In reality, I had mixed results. I successfully programmed the machine to supply 22 grams (just over three-quarters of an ounce) of grounds (number 55 coarseness for 11.2 seconds). That's my recommended amount of coffee to make a delicious cup of pour-over. Telling the grinder to grind for numerous cups produced enough grounds for each portion individually.

I ran into problems when I tried to grind a big batch of beans for a pot of drip. The Smart Grinder Pro doesn't have a dedicated setting for large grind jobs, so I punched in an order for 8 cups. It's the maximum volume many popular drip brewers make, such as the Bonavita BV1900TS and Technivorm Moccamaster KBT-741.

Using my preset to grind to this amount resulted in way too much coffee (about 180 grams, 6.4 ounces). That's almost three times what I recommend for a 40 ounce (1.2L) carafe of joe (66 grams, 2.3 ounces of coffee beans). Sure, you can set the grinder to provide the correct drip amount through trial and error. I also realized that if I ground to supply coffee for three cups, I ended up with precisely enough for a pot of drip. Essentially the machine created three times my single-cup measurement (22 grams). Of course both methods are workarounds, and less elegant than a dedicated carafe setting.

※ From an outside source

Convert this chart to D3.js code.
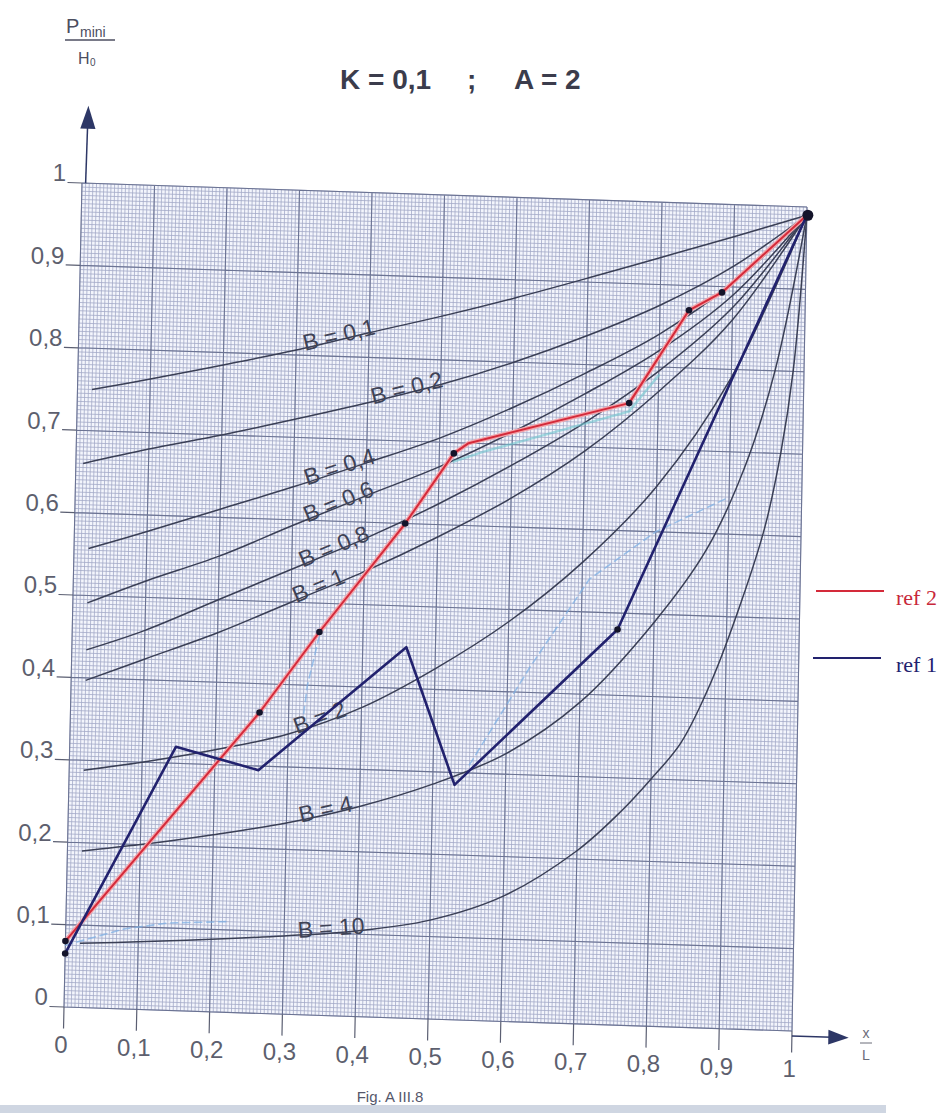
<!DOCTYPE html>
<html>
<head>
<meta charset="utf-8">
<script src="https://cdn.jsdelivr.net/npm/d3@7"></script>
<style>
  body { margin: 0; background: #ffffff; }
  svg { display: block; }
</style>
</head>
<body>
<svg id="chart" width="951" height="1113"></svg>
<script>
// ---------------- data ----------------
const xTicks = [0, 0.1, 0.2, 0.3, 0.4, 0.5, 0.6, 0.7, 0.8, 0.9, 1];
const xTickLabels = ["0", "0,1", "0,2", "0,3", "0,4", "0,5", "0,6", "0,7", "0,8", "0,9", "1"];
const yTicks = [0, 0.1, 0.2, 0.3, 0.4, 0.5, 0.6, 0.7, 0.8, 0.9, 1];
const yTickLabels = ["0", "0,1", "0,2", "0,3", "0,4", "0,5", "0,6", "0,7", "0,8", "0,9", "1"];

// family of theoretical curves P_mini/H0 against x/L, one per value of B
const curveB01 = [[0.02,0.75],[0.1,0.765],[0.2,0.785],[0.3,0.806],[0.4,0.83],[0.5,0.853],[0.6,0.878],[0.7,0.905],[0.8,0.933],[0.9,0.961],[1,0.99]];
const curveB02 = [[0.01,0.66],[0.1,0.68],[0.2,0.70],[0.3,0.722],[0.4,0.745],[0.5,0.77],[0.6,0.80],[0.7,0.835],[0.8,0.875],[0.9,0.925],[1,0.99]];
const curveB04 = [[0.02,0.557],[0.1,0.58],[0.2,0.61],[0.3,0.64],[0.4,0.672],[0.5,0.705],[0.6,0.745],[0.7,0.79],[0.8,0.84],[0.9,0.905],[1,0.99]];
const curveB06 = [[0.02,0.491],[0.1,0.52],[0.2,0.553],[0.3,0.593],[0.4,0.632],[0.5,0.67],[0.6,0.715],[0.7,0.765],[0.8,0.82],[0.9,0.89],[1,0.99]];
const curveB08 = [[0.02,0.434],[0.1,0.46],[0.2,0.50],[0.3,0.54],[0.4,0.58],[0.5,0.625],[0.6,0.675],[0.7,0.73],[0.8,0.795],[0.9,0.875],[1,0.99]];
const curveB1  = [[0.02,0.397],[0.1,0.425],[0.2,0.46],[0.3,0.50],[0.4,0.54],[0.5,0.585],[0.6,0.635],[0.7,0.695],[0.8,0.77],[0.9,0.86],[1,0.99]];
const curveB2  = [[0.02,0.288],[0.1,0.30],[0.2,0.318],[0.3,0.34],[0.4,0.375],[0.5,0.425],[0.6,0.485],[0.7,0.56],[0.8,0.655],[0.9,0.79],[1,0.99]];
const curveB4  = [[0.02,0.19],[0.1,0.20],[0.2,0.215],[0.3,0.232],[0.4,0.255],[0.5,0.285],[0.6,0.325],[0.7,0.39],[0.8,0.49],[0.87,0.58],[0.92,0.68],[0.96,0.80],[1,0.99]];
const curveB10 = [[0.02,0.078],[0.1,0.082],[0.2,0.088],[0.3,0.095],[0.4,0.104],[0.5,0.12],[0.6,0.152],[0.7,0.21],[0.76,0.26],[0.8,0.30],[0.84,0.345],[0.88,0.42],[0.92,0.52],[0.95,0.61],[0.97,0.70],[0.985,0.80],[1,0.99]];
const curveNames = ["B = 0,1", "B = 0,2", "B = 0,4", "B = 0,6", "B = 0,8", "B = 1", "B = 2", "B = 4", "B = 10"];

// measured profiles
const ref2 = [[0,0.08],[0.26,0.365],[0.34,0.465],[0.455,0.60],[0.52,0.687],[0.54,0.70],[0.76,0.755],[0.84,0.87],[0.885,0.893],[1,0.99]];
const ref1 = [[0,0.065],[0.146,0.32],[0.26,0.295],[0.46,0.45],[0.53,0.285],[0.75,0.48],[1,0.99]];
const ref2Dots = [[0,0.08],[0.26,0.365],[0.34,0.465],[0.455,0.60],[0.52,0.687],[0.76,0.755],[0.84,0.87],[0.885,0.893]];
const ref1Dots = [[0,0.065],[0.75,0.48]];
const endPoint = [1, 0.99];

// pencil traces left on the sheet
const traceA = [[0.0,0.075],[0.08,0.097],[0.14,0.106],[0.22,0.11]];
const traceB = [[0.55,0.31],[0.63,0.43],[0.71,0.54],[0.8,0.6],[0.9,0.645]];
const traceC = [[0.34,0.46],[0.325,0.40],[0.32,0.36]];
const traceD = [[0.52,0.677],[0.56,0.69],[0.76,0.745],[0.8,0.79]];

const legendNames = ["ref 2", "ref 1"];

// ---------------- layout ----------------
const svg = d3.select("#chart");
const x = d3.scaleLinear().domain([0, 1]).range([0, 1]);
const y = d3.scaleLinear().domain([0, 1]).range([1, 0]);

// the sheet sits slightly askew: plot corners on the page
const corner = { tl: [82, 183], tr: [807, 207], bl: [64, 1007], br: [792, 1031] };
function warp(u, v) {
  const a = (1 - u) * (1 - v), b = u * (1 - v), c = (1 - u) * v, d = u * v;
  return [
    a * corner.tl[0] + b * corner.tr[0] + c * corner.bl[0] + d * corner.br[0],
    a * corner.tl[1] + b * corner.tr[1] + c * corner.bl[1] + d * corner.br[1]
  ];
}
const P = (dx, dy) => warp(x(dx), y(dy));
const seg = (p, q) => `M${p[0]},${p[1]}L${q[0]},${q[1]}`;

const curves = [curveB01, curveB02, curveB04, curveB06, curveB08, curveB1, curveB2, curveB4, curveB10];
const labelAt = [0.36, 0.455, 0.365, 0.365, 0.36, 0.34, 0.345, 0.355, 0.365];

// ---------------- graph paper ----------------
const gPaper = svg.append("g");
gPaper.append("path")
  .attr("d", `M${P(0,1)}L${P(1,1)}L${P(1,0)}L${P(0,0)}Z`)
  .attr("fill", "#f3f5fc");

const minor = d3.range(0, 1.0001, 0.005);
let dMinor = "";
minor.forEach(t => {
  dMinor += seg(P(t, 0), P(t, 1));
  dMinor += seg(P(0, t), P(1, t));
});
gPaper.append("path").attr("d", dMinor)
  .attr("stroke", "#a3aac8").attr("stroke-width", 0.8).attr("fill", "none");

let dMajor = "";
xTicks.forEach(t => { dMajor += seg(P(t, 0), P(t, 1)); });
yTicks.forEach(t => { dMajor += seg(P(0, t), P(1, t)); });
gPaper.append("path").attr("d", dMajor)
  .attr("stroke", "#6b7393").attr("stroke-width", 1.1).attr("fill", "none");

// ---------------- axes ----------------
const axisCol = "#5b5f72";
const gAxis = svg.append("g");
// tick marks outside the sheet
let dTicks = "";
yTicks.forEach(t => { dTicks += seg(warp(-0.02, y(t)), warp(0, y(t))); });
xTicks.forEach(t => { dTicks += seg(warp(x(t), 1), warp(x(t), 1.026)); });
gAxis.append("path").attr("d", dTicks).attr("stroke", axisCol).attr("stroke-width", 1.2);

// vertical axis arrow
gAxis.append("path").attr("d", seg(warp(0.005, 0), warp(0.006, -0.07)))
  .attr("stroke", "#2d3766").attr("stroke-width", 1.5);
{
  const tip = warp(0.0065, -0.094), b1 = warp(-0.004, -0.066), b2 = warp(0.017, -0.066);
  gAxis.append("path").attr("d", `M${tip}L${b1}L${b2}Z`).attr("fill", "#2d3766");
}
// horizontal axis arrow
gAxis.append("path").attr("d", seg(warp(1, 1.006), warp(1.055, 1.006)))
  .attr("stroke", "#2d3766").attr("stroke-width", 1.5);
{
  const tip = warp(1.078, 1.006), b1 = warp(1.05, 0.997), b2 = warp(1.05, 1.015);
  gAxis.append("path").attr("d", `M${tip}L${b1}L${b2}Z`).attr("fill", "#2d3766");
}

const tickFont = "'Liberation Sans', Arial, sans-serif";
yTicks.forEach((t, i) => {
  const p = warp(-0.022, y(t));
  gAxis.append("text").attr("x", p[0]).attr("y", p[1] - 1)
    .attr("text-anchor", "end").attr("font-family", tickFont)
    .attr("font-size", 24).attr("fill", "#5d5f6e").text(yTickLabels[i]);
});
xTicks.forEach((t, i) => {
  const p = warp(x(t), 1.056);
  gAxis.append("text").attr("x", p[0] - 2).attr("y", p[1])
    .attr("text-anchor", "middle").attr("font-family", tickFont)
    .attr("font-size", 24).attr("fill", "#5d5f6e").text(xTickLabels[i]);
});

// axis titles
const yt = svg.append("g").attr("font-family", tickFont).attr("fill", "#4c4e60");
yt.append("text").attr("x", 66).attr("y", 33).attr("font-size", 20).text("P");
yt.append("text").attr("x", 80).attr("y", 37).attr("font-size", 14).text("mini");
yt.append("line").attr("x1", 65).attr("x2", 115).attr("y1", 40).attr("y2", 40)
  .attr("stroke", "#4c4e60").attr("stroke-width", 1.4);
yt.append("text").attr("x", 78).attr("y", 64).attr("font-size", 16).text("H");
yt.append("text").attr("x", 90).attr("y", 66).attr("font-size", 10).text("0");

const xt = svg.append("g").attr("font-family", tickFont).attr("fill", "#6a6c78");
xt.append("text").attr("x", 866).attr("y", 1038).attr("font-size", 14).attr("text-anchor", "middle").text("x");
xt.append("line").attr("x1", 860).attr("x2", 872).attr("y1", 1043).attr("y2", 1043)
  .attr("stroke", "#6a6c78").attr("stroke-width", 1);
xt.append("text").attr("x", 866).attr("y", 1060).attr("font-size", 14).attr("text-anchor", "middle").text("L");

// title
const title = svg.append("g").attr("font-family", tickFont).attr("font-weight", "bold")
  .attr("font-size", 28).attr("fill", "#3b3c4c");
title.append("text").attr("x", 340).attr("y", 89).text("K = 0,1");
title.append("text").attr("x", 467).attr("y", 89).text(";");
title.append("text").attr("x", 514).attr("y", 89).text("A = 2");

// caption
svg.append("text").attr("x", 390).attr("y", 1102).attr("text-anchor", "middle")
  .attr("font-family", tickFont).attr("font-size", 15).attr("fill", "#55576a")
  .text("Fig. A III.8");
svg.append("rect").attr("x", 0).attr("y", 1105).attr("width", 886).attr("height", 8)
  .attr("fill", "#cfd6e2");

// ---------------- curves of the family ----------------
const smooth = d3.line()
  .x(d => P(d[0], d[1])[0]).y(d => P(d[0], d[1])[1])
  .curve(d3.curveCatmullRom.alpha(0.5));
const straight = d3.line()
  .x(d => P(d[0], d[1])[0]).y(d => P(d[0], d[1])[1]);

const gCurves = svg.append("g");
curves.forEach(c => {
  gCurves.append("path").attr("d", smooth(c))
    .attr("fill", "none").attr("stroke", "#3a3f55").attr("stroke-width", 1.5);
});

function valueAt(pts, xv) {
  for (let i = 1; i < pts.length; i++) {
    if (xv <= pts[i][0]) {
      const t = (xv - pts[i - 1][0]) / (pts[i][0] - pts[i - 1][0]);
      return pts[i - 1][1] + t * (pts[i][1] - pts[i - 1][1]);
    }
  }
  return pts[pts.length - 1][1];
}
curves.forEach((c, i) => {
  const xv = labelAt[i];
  const p = P(xv, valueAt(c, xv));
  const p0 = P(xv - 0.03, valueAt(c, xv - 0.03));
  const p1 = P(xv + 0.03, valueAt(c, xv + 0.03));
  const ang = Math.atan2(p1[1] - p0[1], p1[0] - p0[0]) * 180 / Math.PI;
  gCurves.append("text")
    .attr("transform", `translate(${p[0]},${p[1]}) rotate(${ang})`)
    .attr("y", 3).attr("text-anchor", "middle")
    .attr("font-family", tickFont).attr("font-size", 23).attr("fill", "#3f4356")
    .text(curveNames[i]);
});

// ---------------- pencil traces ----------------
const gTrace = svg.append("g").attr("fill", "none").attr("stroke-linecap", "round");
[traceA, traceB, traceC].forEach(t => {
  gTrace.append("path").attr("d", straight(t))
    .attr("stroke", "#7fb0e4").attr("stroke-width", 1.6)
    .attr("stroke-dasharray", "7,5").attr("opacity", 0.75);
});
gTrace.append("path").attr("d", straight(traceD))
  .attr("stroke", "#6fc6cf").attr("stroke-width", 2.5).attr("opacity", 0.6);

// ---------------- measured profiles ----------------
const gRef = svg.append("g").attr("fill", "none").attr("stroke-linejoin", "round");
gRef.append("path").attr("d", straight(ref2)).attr("stroke", "#f2a4ab").attr("stroke-width", 4.5);
gRef.append("path").attr("d", straight(ref2)).attr("stroke", "#d42a3a").attr("stroke-width", 2);
gRef.append("path").attr("d", straight(ref1)).attr("stroke", "#22226e").attr("stroke-width", 2.6);

const gDots = svg.append("g").attr("fill", "#14142a");
ref2Dots.forEach(d => {
  const p = P(d[0], d[1]);
  gDots.append("circle").attr("cx", p[0]).attr("cy", p[1]).attr("r", 3.3);
});
ref1Dots.forEach(d => {
  const p = P(d[0], d[1]);
  gDots.append("circle").attr("cx", p[0]).attr("cy", p[1]).attr("r", 3.3);
});
{
  const p = P(endPoint[0], endPoint[1]);
  gDots.append("circle").attr("cx", p[0] + 1).attr("cy", p[1]).attr("r", 5.5);
}

// ---------------- legend ----------------
const legend = svg.append("g").attr("font-family", "'Liberation Serif', 'Times New Roman', serif").attr("font-size", 22);
legend.append("line").attr("x1", 816).attr("x2", 884).attr("y1", 591).attr("y2", 591)
  .attr("stroke", "#d42a3a").attr("stroke-width", 2);
legend.append("text").attr("x", 896).attr("y", 605).attr("fill", "#c8283a").text(legendNames[0]);
legend.append("line").attr("x1", 813).attr("x2", 881).attr("y1", 658).attr("y2", 658)
  .attr("stroke", "#22226e").attr("stroke-width", 2);
legend.append("text").attr("x", 896).attr("y", 672).attr("fill", "#22226e").text(legendNames[1]);
</script>
</body>
</html>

The Smart Grinder Pro does have a manual mode so you could weigh out beans separately, then grind them. Unfortunately, you have press the Start/Pause button continuously to engage the function. That makes the task a pain compared with flipping the Baratza Encore's on-off switch. The Oxo Barista Brain grinder is easier to operate, too, since it stops automatically when the scale detects your target weight.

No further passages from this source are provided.